I have have had the great pleasure of dining in a place, with a team, and at a time that were all remarkable. Doug Hall and I are were in Perth, Scotland enjoying a wee dram of uber premium Scotch Whiskey over a traditional dinner sitting in the very house that’s on the face of The Macallan bottle itself. (My bedroom is in the third floor, top right window. Doug and his wife in the top left.)
It was one of those parties with assigned seating that ensures you don’t sit near anyone you already know. Lucky me, to my left sat Ken Grier - the maestro and key leader that’s led The Macallan to be the world-renowned premium Scotch it is today - growing the brand and the lore around the spirit to unprecedented levels. The Macallan, if you don’t know it, is a truly luxury item - in the ilk of Mercedes, Ritz Carlton and 5 star restaurants and resorts. It’s a trophy to have, and has won more awards than I can list.
After hearing about exotic travels and business predicaments that rival some of the best in the world, I got to quiz Ken on his secret to success when it came to Innovation Leadership. Because, in fact, it’s thanks to his vision and leadership that The Macallan is what it is today.
After talking through innovation a bit, I told Ken about this blog and asked if he had any experiences and wisdom to pass along - given he’s clearly a successful leader that relied on innovation as a key part to his strategy.

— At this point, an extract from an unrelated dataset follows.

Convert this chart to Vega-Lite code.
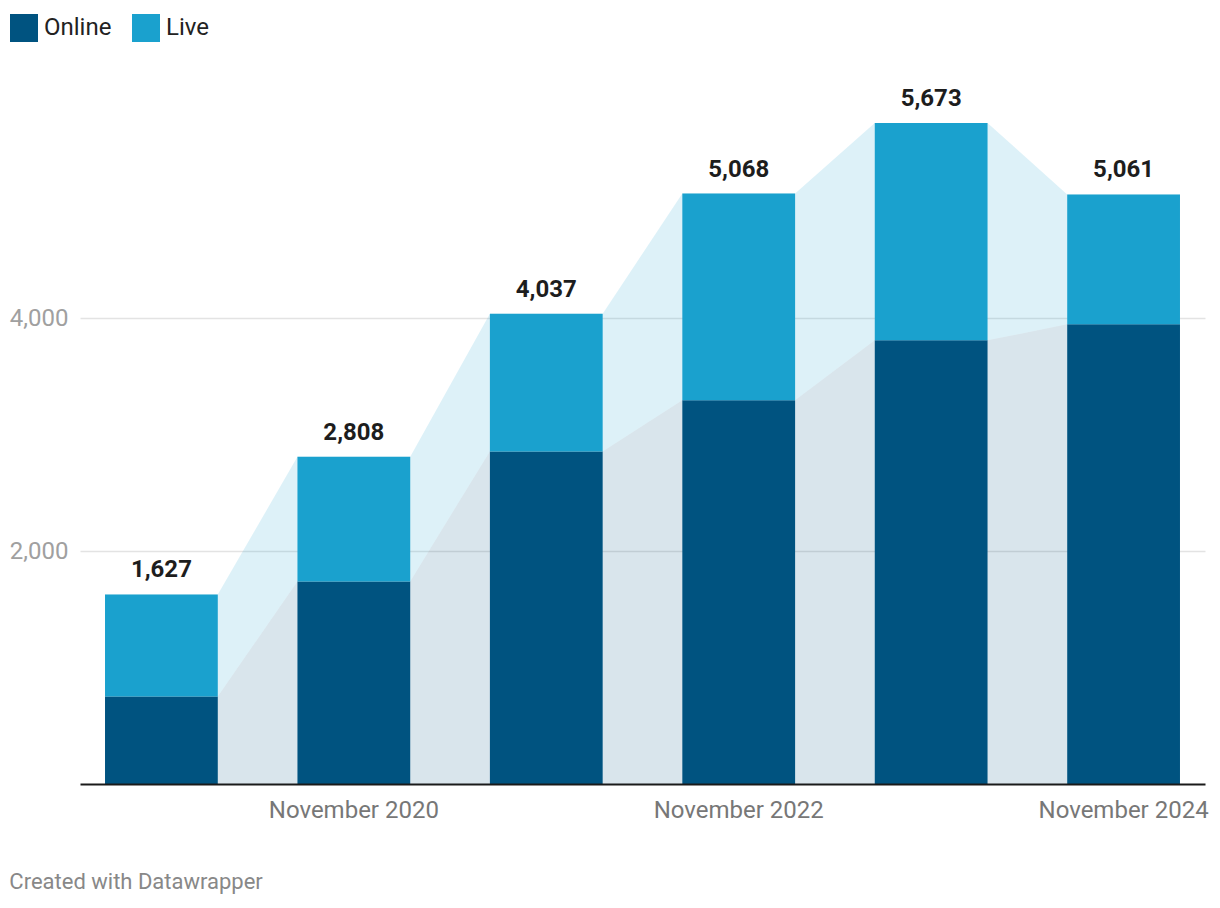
{
  "$schema": "https://vega.github.io/schema/vega-lite/v6.json",
  "width": 1125,
  "height": 699,
  "autosize": {"type": "none"},
  "padding": {"left": 80, "top": 85, "right": 15, "bottom": 124},
  "background": "white",
  "config": {
    "font": "Roboto",
    "view": {"stroke": null},
    "legend": {"padding": 0}
  },
  "title": {
    "text": "Created with Datawrapper",
    "orient": "bottom",
    "anchor": "start",
    "frame": "bounds",
    "font": "Roboto",
    "fontSize": 22,
    "fontWeight": "normal",
    "color": "#888888",
    "offset": 50
  },
  "datasets": {
    "bars": [
      {"month": "November 2019", "online": 751, "live": 876, "total": 1627},
      {"month": "November 2020", "online": 1739, "live": 1069, "total": 2808},
      {"month": "November 2021", "online": 2855, "live": 1182, "total": 4037},
      {"month": "November 2022", "online": 3293, "live": 1775, "total": 5068},
      {"month": "November 2023", "online": 3808, "live": 1865, "total": 5673},
      {"month": "November 2024", "online": 3946, "live": 1115, "total": 5061}
    ],
    "edges": [
      {"month": "November 2019", "edge": "left"},
      {"month": "November 2019", "edge": "right"},
      {"month": "November 2020", "edge": "left"},
      {"month": "November 2020", "edge": "right"},
      {"month": "November 2021", "edge": "left"},
      {"month": "November 2021", "edge": "right"},
      {"month": "November 2022", "edge": "left"},
      {"month": "November 2022", "edge": "right"},
      {"month": "November 2023", "edge": "left"},
      {"month": "November 2023", "edge": "right"},
      {"month": "November 2024", "edge": "left"},
      {"month": "November 2024", "edge": "right"}
    ]
  },
  "resolve": {"scale": {"xOffset": "independent"}},
  "encoding": {
    "x": {
      "field": "month",
      "type": "ordinal",
      "sort": null,
      "scale": {"paddingInner": 0.414, "paddingOuter": 0.13},
      "axis": {
        "title": null,
        "values": ["November 2020", "November 2022", "November 2024"],
        "labelAngle": 0,
        "labelFont": "Roboto",
        "labelFontSize": 24,
        "labelColor": "#777777",
        "labelPadding": 14,
        "ticks": false,
        "domainColor": "#1a1a1a",
        "domainWidth": 2,
        "grid": false,
        "zindex": 1
      }
    }
  },
  "layer": [
    {
      "data": {"name": "edges"},
      "transform": [
        {"lookup": "month", "from": {"data": {"name": "bars"}, "key": "month", "fields": ["online", "total"]}}
      ],
      "encoding": {
        "xOffset": {"field": "edge", "type": "nominal", "sort": ["left", "right"], "scale": {"type": "point", "padding": 0}}
      },
      "layer": [
        {
          "mark": {"type": "area", "color": "#005380", "opacity": 0.15},
          "encoding": {
            "y": {
              "field": "online",
              "type": "quantitative",
              "stack": null,
              "scale": {"domain": [0, 6000], "nice": false},
              "axis": {
                "title": null,
                "values": [2000, 4000],
                "format": ",",
                "labelExpr": "format(datum.value, ',')",
                "labelFont": "Roboto",
                "labelFontSize": 24,
                "labelColor": "#a0a0a0",
                "labelPadding": 12,
                "ticks": false,
                "domain": false,
                "gridColor": "#e3e3e3",
                "gridWidth": 1.5
              }
            }
          }
        },
        {
          "mark": {"type": "area", "color": "#1aa1ce", "opacity": 0.15},
          "encoding": {
            "y": {"field": "online", "type": "quantitative", "stack": null},
            "y2": {"field": "total"}
          }
        }
      ]
    },
    {
      "data": {"name": "bars"},
      "layer": [
        {
          "mark": {"type": "bar"},
          "encoding": {
            "y": {"field": "online", "type": "quantitative", "stack": null},
            "color": {
              "datum": "Online",
              "type": "nominal",
              "scale": {"domain": ["Online", "Live"], "range": ["#005380", "#1aa1ce"]},
              "legend": {
                "title": null,
                "orient": "none",
                "direction": "horizontal",
                "legendX": -70,
                "legendY": -71,
                "symbolType": "square",
                "symbolSize": 784,
                "symbolStrokeWidth": 0,
                "symbolOpacity": 1,
                "labelFont": "Roboto",
                "labelFontSize": 24,
                "labelColor": "#222222",
                "labelOffset": 6,
                "columnPadding": 20
              }
            }
          }
        },
        {
          "mark": {"type": "bar"},
          "encoding": {
            "y": {"field": "online", "type": "quantitative", "stack": null},
            "y2": {"field": "total"},
            "color": {"datum": "Live", "type": "nominal"}
          }
        },
        {
          "mark": {"type": "text", "font": "Roboto", "fontSize": 24, "fontWeight": "bold", "color": "#1d1d1d", "baseline": "alphabetic", "dy": -17},
          "encoding": {
            "y": {"field": "total", "type": "quantitative"},
            "text": {"field": "total", "type": "quantitative", "format": ","}
          }
        }
      ]
    }
  ]
}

Ken shared two particular instances when he learned something key in a seemly understated circumstances - the key being the power of listening to even the quietest voices.
Early in his career he was part of a team building offsite. His working group was assigned one of those impossible challenges where you’re guaranteed to mess it up unless you look at it very differently. His team consisted of a dozen boisterous guys and one quiet young lady. As soon as the team was assigned their challenge, immediately the louder voices took over with how to solve the problem.
Ken said, “Every now and again I noticed the young lady saying quietly, ‘Excuse me, I think there’s another way to come at this.’ or ‘You might want to consider this other approach.’ But we all ignored her and carried on.
“In the end, of course, our answer was wrong. And she was right. But she wasn’t loud. She wasn’t in my face. So I assumed she had nothing important to contribute.”
“I thought I learned the lesson but I quickly forgot as I found myself leading another business team years later. We had 24 hours to solve a challenge before a key pitch meeting. 22 hours into it, when we already had our solution chosen, business case built, presentation ready...I heard the quiet Finance guy - who by all accords should have no idea how to solve the challenge, speak up. He suggested an idea 180-degrees different than the one we’d built up. It was totally different and totally right, but I’d missed it. Fortunately, I did a full stop at hour 23, switched to his idea and changed the entire course of the pitch and won the business.
Now I know to listen to every voice - no matter how small or unexpected - and remind myself to weight every contribution equally...no matter how it’s delivered.”